*Required task*
Collect each line of the records containing the string "chart".

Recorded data
==*==

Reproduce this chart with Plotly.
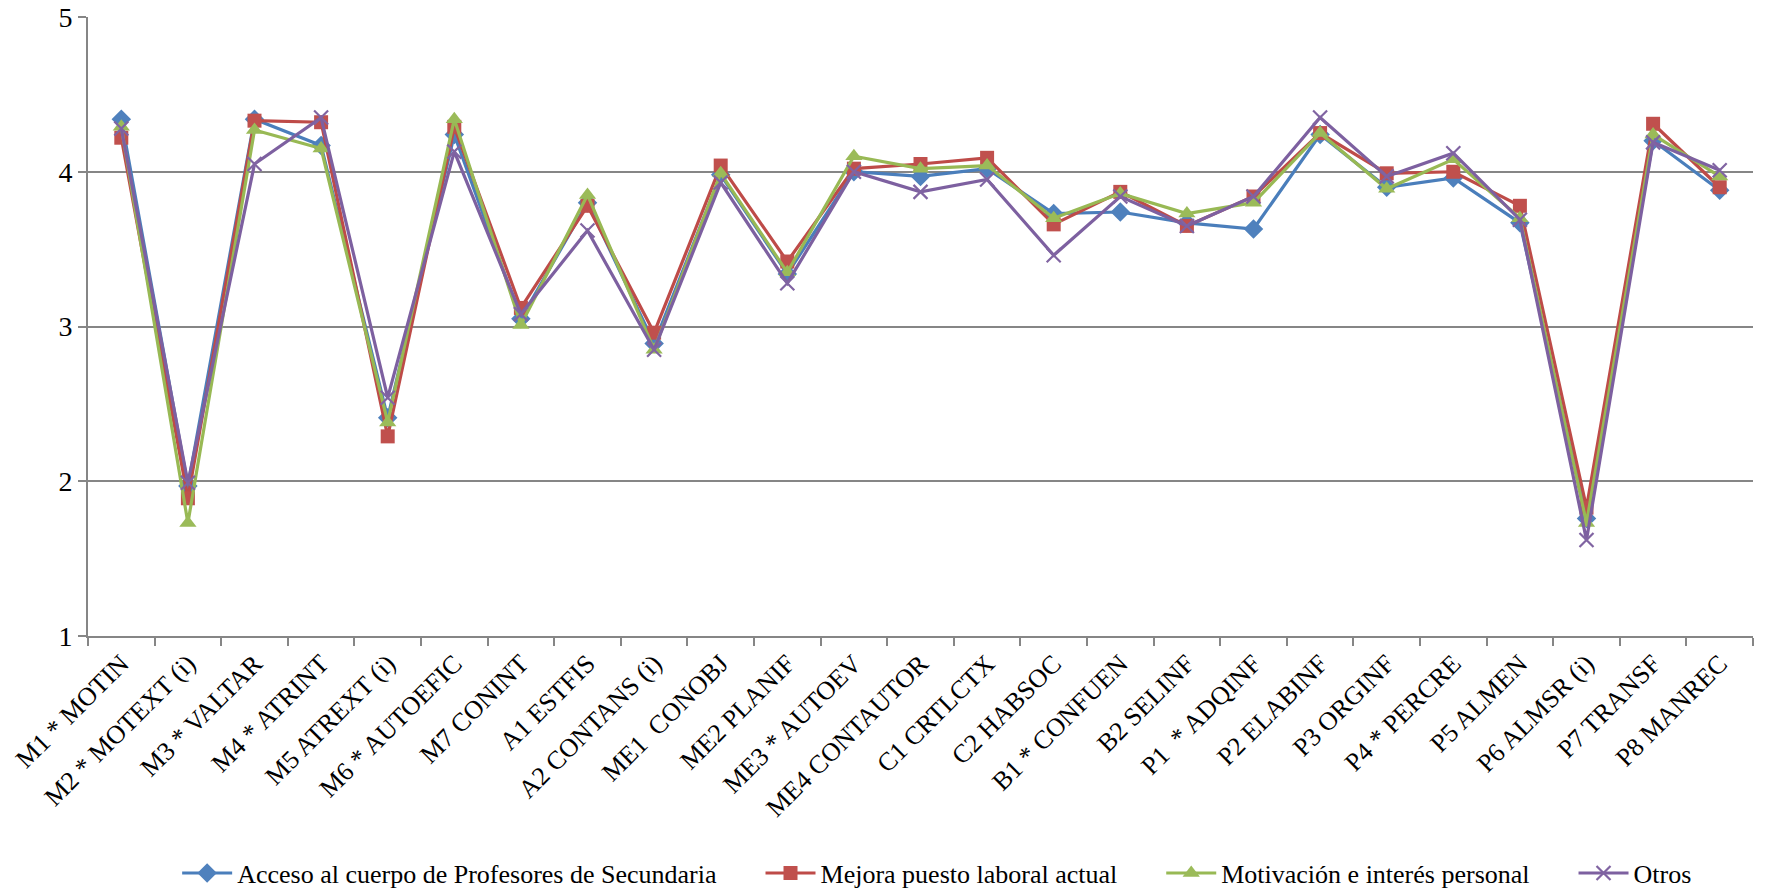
import plotly.graph_objects as go

# Items (x-axis categories)
categorias = [
    "M1 * MOTIN", "M2 * MOTEXT (i)", "M3 * VALTAR", "M4 * ATRINT",
    "M5 ATREXT (i)", "M6 * AUTOEFIC", "M7 CONINT", "A1 ESTFIS",
    "A2 CONTANS (i)", "ME1\u00a0 CONOBJ", "ME2 PLANIF", "ME3 * AUTOEV",
    "ME4 CONTAUTOR", "C1 CRTLCTX", "C2 HABSOC", "B1 * CONFUEN",
    "B2 SELINF", "P1\u00a0 * ADQINF", "P2 ELABINF", "P3 ORGINF",
    "P4 * PERCRE", "P5 ALMEN", "P6 ALMSR (i)", "P7 TRANSF", "P8 MANREC",
]

# Mean scores per motive
acceso = [4.34, 1.97, 4.34, 4.17, 2.41, 4.24, 3.05, 3.80, 2.89, 3.98, 3.34, 4.00, 3.97,
          4.02, 3.73, 3.74, 3.67, 3.63, 4.24, 3.90, 3.96, 3.67, 1.76, 4.20, 3.88]
mejora = [4.22, 1.89, 4.33, 4.32, 2.29, 4.29, 3.12, 3.78, 2.96, 4.04, 3.42, 4.02, 4.05,
          4.09, 3.66, 3.87, 3.65, 3.84, 4.25, 3.99, 4.00, 3.78, 1.83, 4.31, 3.90]
motivacion = [4.29, 1.73, 4.27, 4.15, 2.38, 4.34, 3.01, 3.85, 2.85, 3.99, 3.35, 4.10, 4.02,
              4.04, 3.70, 3.86, 3.73, 3.80, 4.25, 3.89, 4.08, 3.70, 1.73, 4.24, 3.97]
otros = [4.28, 1.99, 4.05, 4.35, 2.54, 4.13, 3.08, 3.62, 2.85, 3.93, 3.28, 4.00, 3.87,
         3.95, 3.46, 3.84, 3.65, 3.84, 4.35, 3.97, 4.12, 3.69, 1.62, 4.19, 4.01]

series = [
    ("Acceso al cuerpo de Profesores de Secundaria", acceso, "#4A7EBB", "#4F81BD", "diamond", 15),
    ("Mejora puesto laboral actual", mejora, "#BE4B48", "#C0504D", "square", 14),
    ("Motivación e interés personal", motivacion, "#98B954", "#9BBB59", "triangle-up", 15),
    ("Otros", otros, "#7D60A0", "#8064A2", "x-thin", 14),
]

# extra spacing after each legend entry except the last
hueco = "\u00a0" * 6

fig = go.Figure()
for i, (nombre, valores, color_linea, color_marca, simbolo, tam) in enumerate(series):
    marker = dict(symbol=simbolo, size=tam, color=color_marca)
    if simbolo == "x-thin":
        marker["line"] = dict(color=color_marca, width=2.2)
    etiqueta = nombre + (hueco if i < len(series) - 1 else "")
    fig.add_trace(go.Scatter(
        x=categorias, y=valores, name=etiqueta, mode="lines+markers",
        line=dict(color=color_linea, width=3.2),
        marker=marker,
    ))

fuente = "Liberation Serif, Times New Roman, serif"
fig.update_layout(
    width=1771, height=890,
    margin=dict(l=88, r=18, t=17, b=254, autoexpand=False),
    paper_bgcolor="white", plot_bgcolor="white",
    font=dict(family=fuente, size=26, color="black"),
    showlegend=True,
    legend=dict(orientation="h", x=0.51, xanchor="center", y=-0.383, yanchor="middle",
                font=dict(family=fuente, size=26), itemwidth=50, tracegroupgap=0),
)
fig.update_xaxes(
    type="category", range=[-0.5, len(categorias) - 0.5],
    tickangle=-45, ticks="outside", ticklen=8, tickcolor="#868686", tickwidth=2,
    tickson="boundaries", showgrid=False, automargin=False,
    showline=True, linecolor="#868686", linewidth=2,
    tickfont=dict(family=fuente, size=26),
)
fig.update_yaxes(
    range=[1, 5], dtick=1, tick0=1, automargin=False,
    ticks="outside", ticklen=8, tickcolor="#868686", tickwidth=2,
    showgrid=True, gridcolor="#868686", gridwidth=2,
    showline=True, linecolor="#868686", linewidth=2,
    zeroline=False, tickfont=dict(family=fuente, size=28),
)

fig.write_html("out.html")
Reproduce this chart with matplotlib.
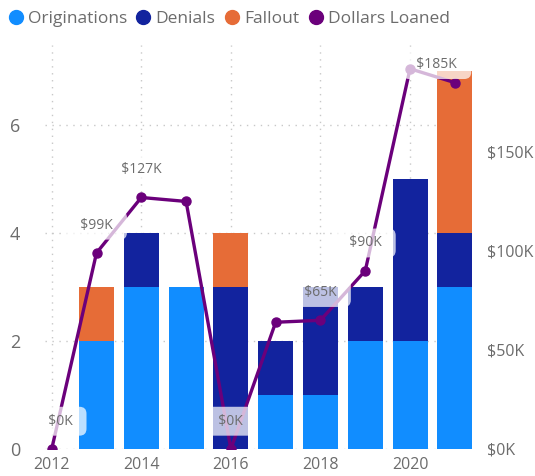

==*==

*Problem solution*
Reproduce this chart with Plotly.
Reproduce this chart with matplotlib.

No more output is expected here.